Conclusion: The Enduring Power of the Unanswered Question
Lois Lowry’s refusal to confirm Jonas’s fate is not an authorial evasion but a profound thematic necessity. The ending of The Giver is not a puzzle to be solved but a mirror held up to the human condition. Life’s most meaningful journeys—toward love, freedom, and self-awareness—are inherently uncertain. We, like Jonas, often move forward not with guarantees of survival, but with the hope that the next hill will reveal a new landscape, that the next memory will be worth the pain, that the next act of courage might lead to an elsewhere.

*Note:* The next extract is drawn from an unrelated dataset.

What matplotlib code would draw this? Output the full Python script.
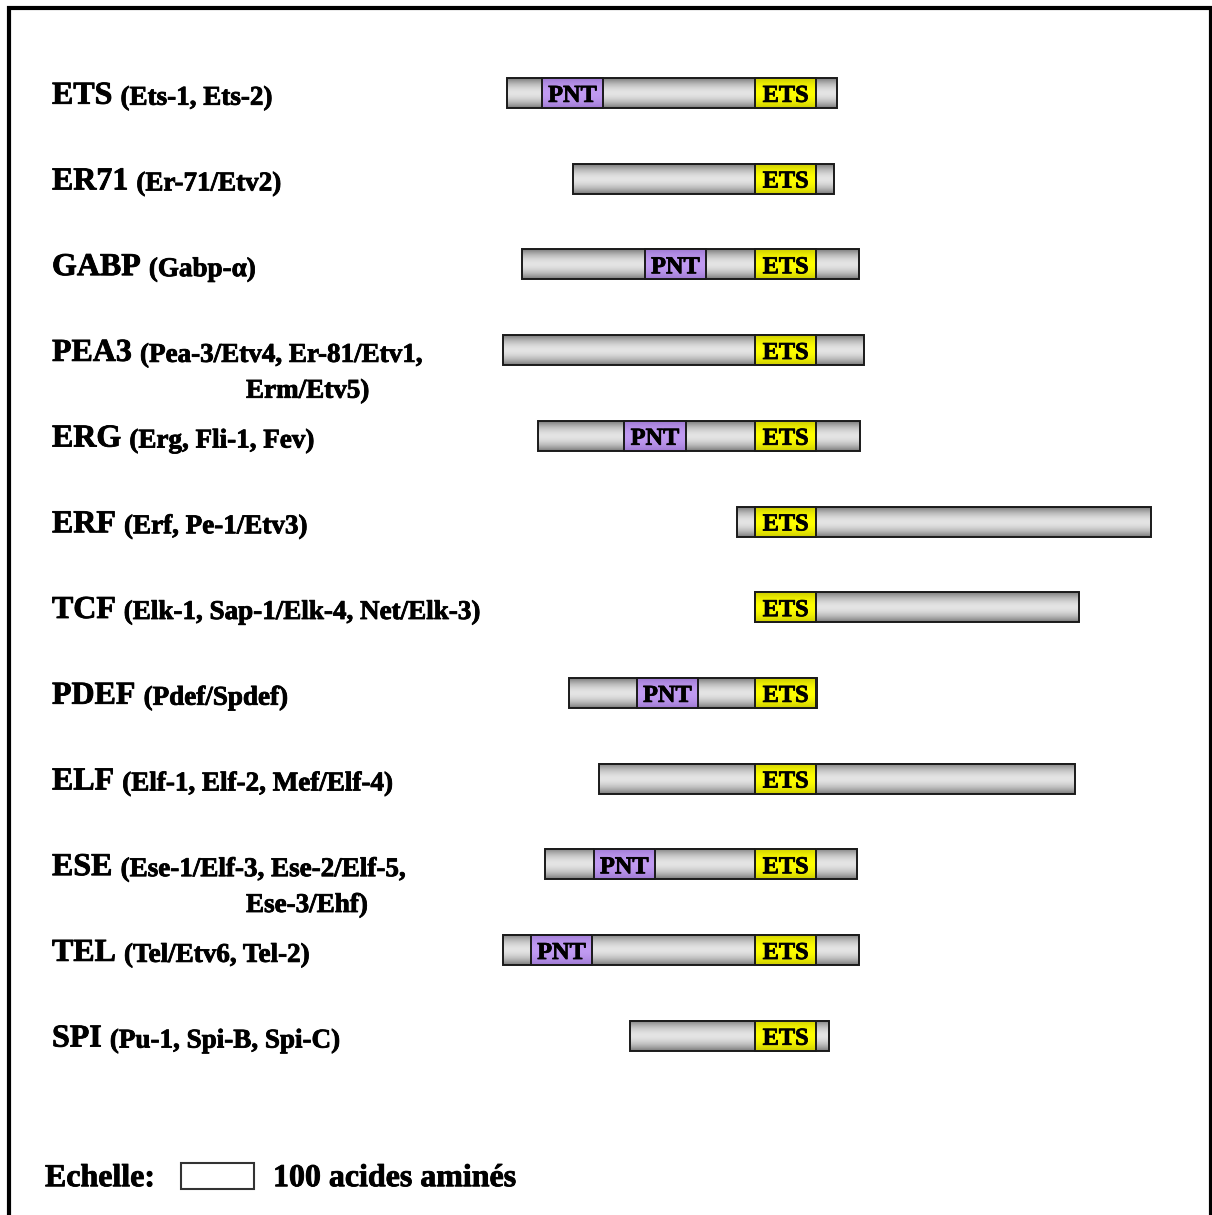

The brilliance of the ambiguous conclusion is that it transforms the novel from a story about a dystopia into a perpetual experience for the reader. Every time we revisit the final pages, we are asked to confront our own need for hope, our own definition of a life worth living, and our own willingness to embrace the terrifying, beautiful uncertainty that Jonas chose. By leaving the door open—both to the sled’s possible descent and to our own interpretations—Lowry gifts us the same thing Jonas sought: the power to imagine a different world, and the responsibility to decide what we believe is waiting at the bottom of the hill. The ending, therefore, is not an end at all, but an invitation to continue the journey in our own minds, forever holding both the memory of what was lost and the hope for what might be found.